How Netflix maintains data quality

Kyle Kirwan
Bigeye
Published in
4 min readDec 1, 2022

Netflix has 223 million subscribers in countries all around the world watching over 200 million hours of Netflix each day. Assuming an hour of Netflix HD content is three GB of data, then Netflix delivers more than 6 petabytes of data to customers daily.

So how do they maintain the quality of this massive core dataset? We talked to Laura Pruitt, Director of Streaming, Platform, and Security Data Science and Engineering. Here’s what she told us.

The nuts and bolts of Netflix streaming

Netflix has custom-built servers to hold video, audio, and subtitle files. These servers are distributed around the world, wherever customers reside. Netflix wants to localize so that customers don’t have to stream data from far away, no matter where they are.

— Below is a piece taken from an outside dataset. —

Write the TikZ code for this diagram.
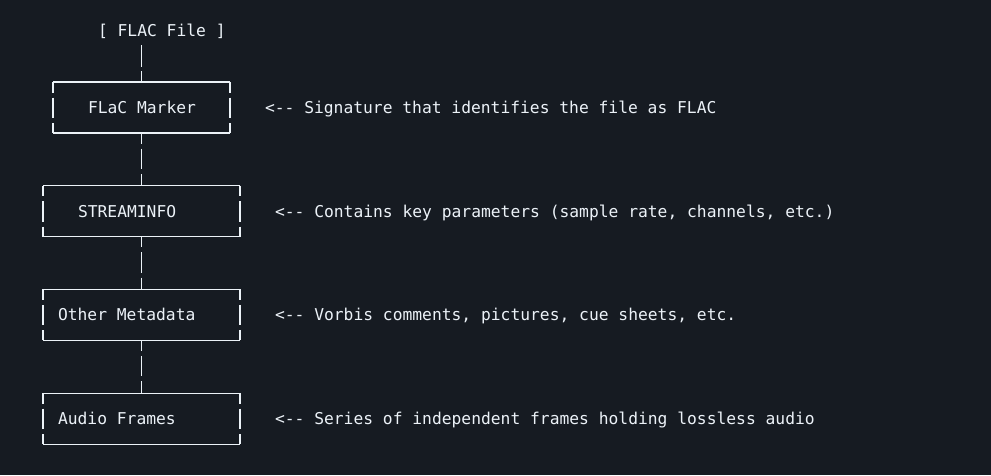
\documentclass[tikz,border=0pt]{standalone}
\usepackage{fontspec}
\setmonofont{DejaVu Sans Mono}
\usetikzlibrary{positioning}
\definecolor{termbg}{RGB}{22,27,34}
\definecolor{termfg}{RGB}{236,242,248}

\begin{document}
\begin{tikzpicture}[x=1pt,y=-1pt,line width=1.2pt,
        every node/.style={inner sep=0pt, outer sep=0pt, text=termfg, text height=12pt, text depth=0pt,
        font=\ttfamily\fontsize{16.3}{19}\selectfont},
        hline/.style={draw=termfg},
        vline/.style={draw=termfg, dash pattern=on 20.5pt off 5pt, dash phase=10pt},
        block/.style={minimum width=#1, minimum height=51pt,
        append after command={
        (\tikzlastnode.north west) edge[hline] (\tikzlastnode.north east)
        (\tikzlastnode.south west) edge[hline] (\tikzlastnode.south east)
        (\tikzlastnode.north west) edge[vline] (\tikzlastnode.south west)
        (\tikzlastnode.north east) edge[vline] (\tikzlastnode.south east)}},
        note/.style={anchor=west}
        ]

        \fill[termbg] (0,0) rectangle (991,475);
        \useasboundingbox (0,0) rectangle (991,475);

        \node [note] (title) at (98,30.5) {[ FLAC File ]} ;
        \node [block=177pt] (marker) at (141.5,107.5) {} ;
        \node [block=197pt] (streaminfo) [below = 52.7pt of marker] {} ;
        \node [block=197pt] (othermeta) [below = 52.7pt of streaminfo] {} ;
        \node [block=197pt] (audioframes) [below = 52.7pt of othermeta] {} ;

        \node [note, right = 35pt of marker.west] (markername) {FLaC Marker} ;
        \node [note, right = 35pt of streaminfo.west] (streaminfoname) {STREAMINFO} ;
        \node [note, right = 15pt of othermeta.west] (othermetaname) {Other Metadata} ;
        \node [note, right = 15pt of audioframes.west] (audioframesname) {Audio Frames} ;

        \node [note, right = 35pt of marker.east] (markernote) {<-- Signature that identifies the file as FLAC} ;
        \node [note, right = 35pt of streaminfo.east] (streaminfonote) {<-- Contains key parameters (sample rate, channels, etc.)} ;
        \node [note, right = 35pt of othermeta.east] (othermetanote) {<-- Vorbis comments, pictures, cue sheets, etc.} ;
        \node [note, right = 35pt of audioframes.east] (audioframesnote) {<-- Series of independent frames holding lossless audio} ;

        \draw [vline, dash pattern=on 22pt off 4pt, dash phase=0pt, shorten <=8.5pt]
        (marker.north |- title.south) -- (marker.north) ;
        \path[vline]
        (marker) edge (streaminfo)
        (streaminfo) edge (othermeta)
        (othermeta) edge (audioframes)
        ;
     \end{tikzpicture}
\end{document}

The lifecycle of streaming a show on Netflix looks something like this: you find something to watch, and your device sends a request to one of the servers asking for that piece of content. The server sends the first chunk of that video back to you, which your device then decodes and renders in real-time. As your device decodes and renders, it requests more data from the server, which sends it back. This is all done in real-time.

In this process, Netflix collects a lot of data from both device and server. From the device:

  • Who are you as a customer
  • What device are you streaming on?
  • How quickly did it take for that video to load?
  • Did you experience any errors or interruptions during the course of this playback?

From the server:

  • What ISP was the server connected to deliver the content?
  • How many bytes did the server transfer?
  • How long did it take for those bytes to arrive at their destination?

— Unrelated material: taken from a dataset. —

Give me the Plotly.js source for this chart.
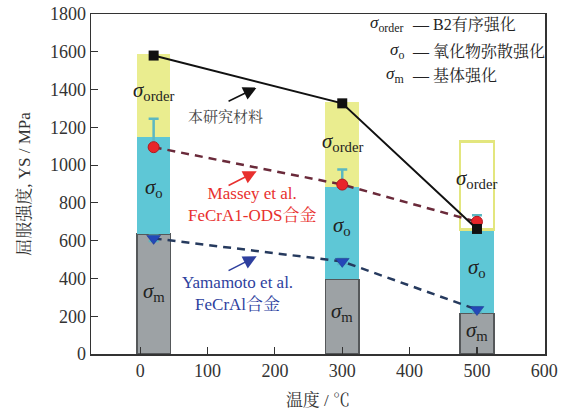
<!DOCTYPE html>
<html>
<head>
<meta charset="utf-8">
<script src="https://cdn.plot.ly/plotly-3.0.1.min.js"></script>
<style>
  html, body { margin: 0; padding: 0; background: #ffffff; }
  #chart { width: 568px; height: 412px; }
</style>
</head>
<body>
<div id="chart"></div>
<script>
// Test temperatures (°C)
const temps = [20, 300, 500];

// Strengthening contributions stacked in each bar (MPa)
const sigmaM = [635, 395, 215];      // matrix strengthening
const sigmaO = [515, 490, 445];      // oxide dispersion strengthening
const sigmaOrder = [440, 450, 465];  // B2 ordering strengthening

// Measured yield strength of this work's material
const thisWork = [1580, 1327, 662];

// Reference alloys
const massey = [1095, 897, 700];
const masseyErr = [150, 80, 35];
const yamamoto = [612, 490, 235];
const yamamotoErr = [15, 15, 15];

// Axis tick values
const xTicks = [0, 100, 200, 300, 400, 500, 600];
const yTicks = [0, 200, 400, 600, 800, 1000, 1200, 1400, 1600, 1800];

const SERIF = 'Liberation Serif, Times New Roman, Noto Serif CJK SC, Noto Sans CJK SC, serif';
const BAR_W = 50;

const traces = [
  {
    type: 'bar', x: temps, y: sigmaM, width: BAR_W,
    marker: { color: '#9da2a5', line: { color: '#55585a', width: 1.5 } },
    hoverinfo: 'skip'
  },
  {
    type: 'bar', x: temps, y: sigmaO, width: BAR_W,
    marker: { color: '#5ec7d6', line: { color: '#5ec7d6', width: 0 } },
    hoverinfo: 'skip'
  },
  {
    type: 'bar', x: temps, y: sigmaOrder, width: BAR_W,
    marker: {
      color: ['#eaed8f', '#eaed8f', 'rgba(255,255,255,0)'],
      line: { color: ['#eaed8f', '#eaed8f', '#e3e67e'], width: [0, 0, 2.5] }
    },
    hoverinfo: 'skip'
  },
  {
    type: 'scatter', mode: 'lines+markers', x: temps, y: massey,
    line: { color: '#6a2a3a', width: 2.5, dash: '8px,6px' },
    marker: { symbol: 'circle', size: 11, color: '#e8252a', line: { color: '#b01a20', width: 1 } },
    error_y: { type: 'data', array: masseyErr, arrayminus: [0, 0, 0], symmetric: false,
               color: '#5bb8c2', thickness: 2.5, width: 5 },
    hoverinfo: 'skip'
  },
  {
    type: 'scatter', mode: 'lines+markers', x: temps, y: yamamoto,
    line: { color: '#263a5e', width: 2.5, dash: '8px,6px' },
    marker: { symbol: 'triangle-down', size: 12, color: '#2448b8', line: { color: '#1a348a', width: 0.5 } },
    error_y: { type: 'data', array: yamamotoErr, color: '#5bb8c2', thickness: 2, width: 5 },
    hoverinfo: 'skip'
  },
  {
    type: 'scatter', mode: 'lines+markers', x: temps, y: thisWork,
    line: { color: '#111111', width: 2 },
    marker: { symbol: 'square', size: 10, color: '#111111' },
    hoverinfo: 'skip'
  }
];

function sig(sub) { return '<i>σ</i><sub>' + sub + '</sub>'; }

const annotations = [];

// Component labels inside each bar
const orderLabelY = [1390, 1120, 925];
const oLabelY = [880, 676, 455];
const mLabelY = [330, 225, 124];
temps.forEach((t, i) => {
  annotations.push({ x: t, y: orderLabelY[i], text: sig('order'), showarrow: false,
    font: { family: SERIF, size: 21, color: '#222' } });
  annotations.push({ x: t, y: oLabelY[i], text: sig('o'), showarrow: false,
    font: { family: SERIF, size: 21, color: '#222' } });
  annotations.push({ x: t, y: mLabelY[i], text: sig('m'), showarrow: false,
    font: { family: SERIF, size: 21, color: '#222' } });
});

// Key for the symbols, top right
const keySym = ['order', 'o', 'm'];
const keyText = ['B2有序强化', '氧化物弥散强化', '基体强化'];
const keyY = [1747, 1604, 1476];
keySym.forEach((s, i) => {
  annotations.push({ x: 395, y: keyY[i], xanchor: 'right', text: sig(s), showarrow: false,
    font: { family: SERIF, size: 17, color: '#222' } });
  annotations.push({ x: 400, y: keyY[i], xanchor: 'left', text: '— ' + keyText[i], showarrow: false,
    font: { family: SERIF, size: 16, color: '#222' } });
});

// Series captions
annotations.push({ x: 126, y: 1253, text: '本研究材料', showarrow: false,
  font: { family: SERIF, size: 15, color: '#444' } });
annotations.push({ x: 166, y: 792, text: 'Massey et al.<br>FeCrA1-ODS合金', showarrow: false,
  font: { family: SERIF, size: 17, color: '#e8302e' } });
annotations.push({ x: 144, y: 318, text: 'Yamamoto et al.<br>FeCrAl合金', showarrow: false,
  font: { family: SERIF, size: 17, color: '#2e3f9e' } });

// Pointer arrows from captions toward each curve
const arrowColors = ['#111111', '#e8302e', '#2e3f9e'];
const arrowHeadY = [1411, 968, 517];
const arrowTailY = [1334, 888, 437];
arrowColors.forEach((c, i) => {
  annotations.push({ x: 173, y: arrowHeadY[i], ax: 129, ay: arrowTailY[i],
    axref: 'x', ayref: 'y', xref: 'x', yref: 'y', text: '', showarrow: true,
    arrowhead: 2, arrowsize: 1.8, arrowwidth: 1.5, arrowcolor: c });
});

const layout = {
  width: 568, height: 412,
  margin: { l: 91, r: 23, t: 14, b: 58 },
  paper_bgcolor: '#ffffff', plot_bgcolor: '#ffffff',
  barmode: 'stack', showlegend: false,
  font: { family: SERIF, color: '#333' },
  xaxis: {
    range: [-73, 601], tickvals: xTicks, ticks: 'inside', ticklen: 7, tickwidth: 1.2,
    tickcolor: '#333', showline: true, linecolor: '#333', linewidth: 1.5, mirror: true,
    showgrid: false, zeroline: false, tickfont: { family: SERIF, size: 18, color: '#333' },
    title: { text: '温度 / ℃', font: { family: SERIF, size: 17, color: '#333' }, standoff: 14 }
  },
  yaxis: {
    range: [0, 1800], tickvals: yTicks, ticks: 'inside', ticklen: 7, tickwidth: 1.2,
    tickcolor: '#333', showline: true, linecolor: '#333', linewidth: 1.5, mirror: true,
    showgrid: false, zeroline: false, tickfont: { family: SERIF, size: 18, color: '#333' },
    title: { text: '屈服强度, YS / MPa', font: { family: SERIF, size: 17, color: '#333' }, standoff: 15 }
  },
  annotations: annotations
};

Plotly.newPlot('chart', traces, layout, { staticPlot: true, displayModeBar: false });
</script>
</body>
</html>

These raw logs land in Amazon S3, Netflix’s central data hub. From S3, the data is directed into additional services like Redshift, Kinesis, etc.

Photo by Mollie Sivaram on Unsplash

What Pruitt’s team does

Pruitt’s team runs ETL pipelines that use business logic and windowing, to process these raw logs into a dataset that is a unified view into both the customer experience and the network experience. This dataset sees several billion new records every day, and is a core dataset at Netflix.

In putting anomaly detection and data integrity checks on this dataset, Pruitt’s team had the following considerations.

Impact

This dataset is a very important dataset for Netflix. It is used to answer questions like and make decisions about:

  • Which partnerships to invest in
  • Which ISPs or devices can bring valuable partnerships to Netflix
  • Where to invest internal engineering resources
  • Where the service is seeing the most performance issues

“Any dataset should have a bare minimum of checks in place, but this is one that is being used by many different people and we are making pretty important decisions with it, so it makes sense to make additional investments in making sure the data is of high quality,” Pruitt said.

Data Integrity

In addition to the devices and the servers, there are several more data sources in this pipeline. Each of these data sources is a place where things can go wrong. Examples of data integrity issues that might pop up include:

  • Missing data
  • Unexpected datatypes
  • Unexpected NULLS
  • Malformed records which means you can’t parse out key-value pairs

Pruitt’s team found that it’s best to detect these sorts of data integrity issues before the ETL process (Netflix, it seems, chooses to monitor their data at the source. See our blog post about whether to monitor at source or destination). They do via a metadata service that gives them high-level metadata metrics on their tables, including:

  • Is the partition loaded?
  • How many rows are there?
  • What’s the min and max value that exists within that column
  • What’s the cardinality of that column?
  • If a certain amount of data is using thrown away during ETL processing, what is that percentage number?

Netflix has built reusable frameworks that are shared between data engineering teams and data platform teams to make sure that these basic, generic data quality issues are addressed on source table. For example, every time a service writes out data, the producer can audit it before it’s published to confirm that the main metadata metrics are looking good, before the data is made available for downstream consumption.

Business metrics

This data pipeline produces dozens of metrics that the company cares about, including things like:

  • Error rates
  • Customers’ consumption of Netflix

Additionally, these metrics often have extremely high dimensionality, due to the fact that Netflix operates in hundreds of countries and thousands of ISPs. This makes it challenging to figure out where things are when there are so many permutations.

For example, consider a business metric like the global playback error rate — the percentage of sessions that end in a fatal error for customers. Let’s say that the spike is actually caused only by Android phones in Brazil — Pruitt’s team needs to identify and annotate this before the CEO comes knocking on the door.

To deal with the high cardinality, Netflix relies on anomaly detection. Netflix pre-aggregates data to grains that they believe are meaningful (devices, countries) and sends that data to an anomaly detection service, which sends back data points they think are anomalous. This pre-aggregation is an effort to reduce the dimensionality of their metrics.

In terms of alerting, Pruitt’s team started conservatively. It picked the top metrics that it cared about, and only alerted on those to the right people (over email).

In summary…

Data quality at Netflix directly translates into informed decisions that impact viewing experience and their business bottom line. The company has made a wise decision to invest in it.